The Machine, the Leather, the Skin
Computational designer and tattoo artist Assaad Awwad on the body as archive, the materials he hasn't yet mastered, and why his most personal piece will never be seen.
to be confined to
A conversation with Assaad Awwad
Assaad Awwad's first design was not an object. It was the way he stood in a room.
He tells me this without irony, which is how you know it's true. The computational designer, tattoo artist, and fabricator of wearable architectures for clients he names only as global icons has spent years building a practice that refuses to be confined to a single category. He works under the name Ink Monk. He designs structural sculpture. He makes things to be worn, touched, and eventually forgotten into the body. The studio is located somewhere quiet. The person inside it is quieter still.
Your work crosses skin, sculpture, structure. What is the actual through line?
The body. Even in rigid forms, I'm thinking about weight, touch, intimacy, and memory. Everything I make is meant to exist close to someone — to be carried, worn, or felt.
Before you begin something new, what happens?
Silence. I step away from input. I need to recalibrate — to feel scale, breath, intention — before anything starts. The work tells me when it's ready to begin.
What object in your studio holds the most meaning?
The paintings that surround me — especially the works of Juan Palomares. They don't simply occupy the space. They shape it. They remind me why I make, not just how.
You've described your aesthetic as geometric, even algorithmic. Where does emotion enter?

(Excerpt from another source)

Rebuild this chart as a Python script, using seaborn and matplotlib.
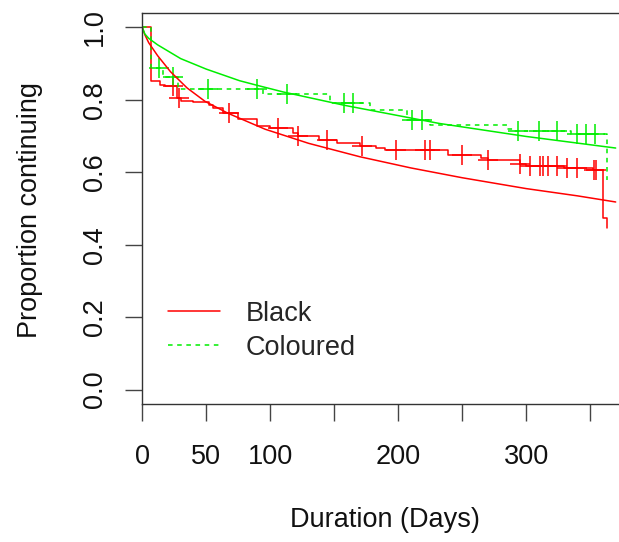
import numpy as np
import pandas as pd
import seaborn as sns
import matplotlib.pyplot as plt

# Kaplan-Meier steps (days, proportion continuing)
black_t = [0, 7, 14, 18, 27, 30, 40, 52, 55, 63, 75, 90, 100, 118, 122, 138, 152,
           170, 183, 190, 239, 265, 270, 295, 300, 330, 352, 360, 363]
black_s = [1.0, 0.851, 0.842, 0.837, 0.804, 0.797, 0.793, 0.786, 0.777, 0.765, 0.748,
           0.728, 0.722, 0.708, 0.700, 0.690, 0.681, 0.674, 0.667, 0.661, 0.648, 0.640,
           0.633, 0.624, 0.618, 0.611, 0.605, 0.475, 0.445]
black_cens = [24, 29, 68, 106, 122, 144, 172, 198, 221, 225, 250, 270, 295, 303, 311,
              313, 317, 324, 332, 340, 353, 355]

col_t = [0, 7, 16, 28, 94, 147, 178, 207, 225, 285, 290, 335, 363]
col_s = [1.0, 0.887, 0.864, 0.831, 0.815, 0.792, 0.772, 0.745, 0.73, 0.72, 0.714,
         0.706, 0.58]
col_cens = [13, 24, 51, 90, 113, 158, 165, 211, 219, 294, 310, 324, 340, 347, 354]

# fitted (smooth) curves
black_fit_t = [0, 2, 5, 12, 22, 35, 49, 67, 96, 130, 170, 210, 250, 300, 340, 370]
black_fit_s = [1.0, 0.98, 0.958, 0.922, 0.878, 0.833, 0.796, 0.763, 0.719, 0.68,
               0.643, 0.612, 0.585, 0.555, 0.535, 0.518]
col_fit_t = [0, 2, 5, 12, 30, 50, 76, 90, 110, 158, 232, 300, 370]
col_fit_s = [1.0, 0.982, 0.97, 0.952, 0.914, 0.885, 0.853, 0.84, 0.822, 0.785,
             0.735, 0.699, 0.667]

RED = "#ff0000"
GREEN = "#00ee00"
FS = 19.5

sns.set_style("ticks")
plt.rcParams["font.family"] = ["Liberation Sans", "DejaVu Sans"]
plt.rcParams["font.size"] = FS

fig = plt.figure(figsize=(6.19, 5.42), dpi=100)
ax = fig.add_axes([142.3 / 619, 138 / 542, 476.7 / 619, 391 / 542])


def step_at(ts, ss, t):
    i = np.searchsorted(ts, t, side="right") - 1
    return np.array(ss)[i]


km_black = pd.DataFrame({"t": black_t, "s": black_s})
km_col = pd.DataFrame({"t": col_t, "s": col_s})

sns.lineplot(data=km_black, x="t", y="s", ax=ax, color=RED, lw=1.1,
             drawstyle="steps-post", label="Black")
sns.lineplot(data=km_col, x="t", y="s", ax=ax, color=GREEN, lw=1.1,
             drawstyle="steps-post", linestyle=(0, (3, 3)), label="Coloured")

sns.lineplot(x=black_fit_t, y=black_fit_s, ax=ax, color=RED, lw=1.1)
sns.lineplot(x=col_fit_t, y=col_fit_s, ax=ax, color=GREEN, lw=1.1)

sns.scatterplot(x=black_cens, y=step_at(black_t, black_s, black_cens), ax=ax,
                marker="+", s=200, color=RED, linewidth=1.1)
sns.scatterplot(x=col_cens, y=step_at(col_t, col_s, col_cens), ax=ax,
                marker="+", s=200, color=GREEN, linewidth=1.1)

ax.set_xlim(0, 372.6)
ax.set_ylim(-0.04, 1.04)
ax.set_xticks(np.arange(0, 351, 50))
ax.set_xticklabels(["0", "50", "100", "", "200", "", "300", ""])
ax.set_yticks(np.arange(0, 1.01, 0.2))
ax.set_yticklabels(["0.0", "0.2", "0.4", "0.6", "0.8", "1.0"], rotation=90, va="center")
ax.tick_params(length=12, width=1, color="#444444", labelsize=FS, labelcolor="#111111")
ax.tick_params(axis="x", pad=17)
ax.tick_params(axis="y", pad=12.7)

for side in ["left", "bottom", "top"]:
    ax.spines[side].set_color("#333333")
    ax.spines[side].set_linewidth(1.0)
ax.spines["right"].set_visible(False)

ax.set_xlabel("Duration (Days)", fontsize=FS, color="#111111", va="center")
ax.set_ylabel("Proportion continuing", fontsize=FS, color="#111111", va="center")
ax.xaxis.set_label_coords(0.509, -0.297)
ax.yaxis.set_label_coords(-0.2356, 0.496)

ax.legend(loc="upper left", bbox_to_anchor=(0.054, 0.2645), frameon=False,
          borderaxespad=0, borderpad=0, handlelength=1.93, handletextpad=0.93,
          labelspacing=0.31, fontsize=FS)

fig.savefig("out.png", dpi=100)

In the decisions — what stays, what disappears. What feels heavy or light. Geometry is structure. Emotion is what bends it. You don't feel the mathematics. You feel the choices.
The most personal piece you've made?
Something no one will ever see. It wasn't made for audience or expectation. It held a moment I needed to process. That was enough.
Your work with the body suggests you believe it holds memory.
Absolutely. The body is an archive. Some memories bypass language entirely. They live only in sensation. What we carry in the skin is as real as what we carry in the mind — and often older.
A material you've always understood — and one you haven't yet?
Leather and wood. They're not alive, but not dead either. You soak them, mould them, and they become something living again. Gold produced by my own hands — that's still ahead. I usually work alongside my friend and master jeweller Álvaro Larrosa Furest, whose hands know gold better than mine do. Forging it myself is a future conversation.
A recent discovery in your practice?
Repetition. The same gesture, done again and again, doesn't dull your senses. It sharpens them. I think I already knew this, but I needed to relearn it.
Your signature scent?
Woody. Dry. Intimate. Incense, skin, blood, rubber. I'm never without Thé Noir 29.
A book you return to?

The Little Prince by Saint-Exupéry. At ten, you understand it one way. Later, it becomes something else entirely. It grows with you, shaped by experience. That's the only kind of book worth gifting.
A dish that feels like home?
Kousa, wara' arish, and laban. It is home. It is my mother. God bless her soul in heaven.
If your current mood had a soundtrack, what would it be?
The sound of a chimney. Fire cracking softly. And if it had a scent — cinnamon apple, with a pinch of clove.
There are people who explain what they make, and people who let it sit. Assaad Awwad does not explain. He describes what he pays attention to — silence, weight, the way leather behaves when it's soaked — and trusts that attention to do the editorial work for him. His most revealing answer was about how he first learned to take up space. Everything that came after was a variation on the same idea, arriving in different materials.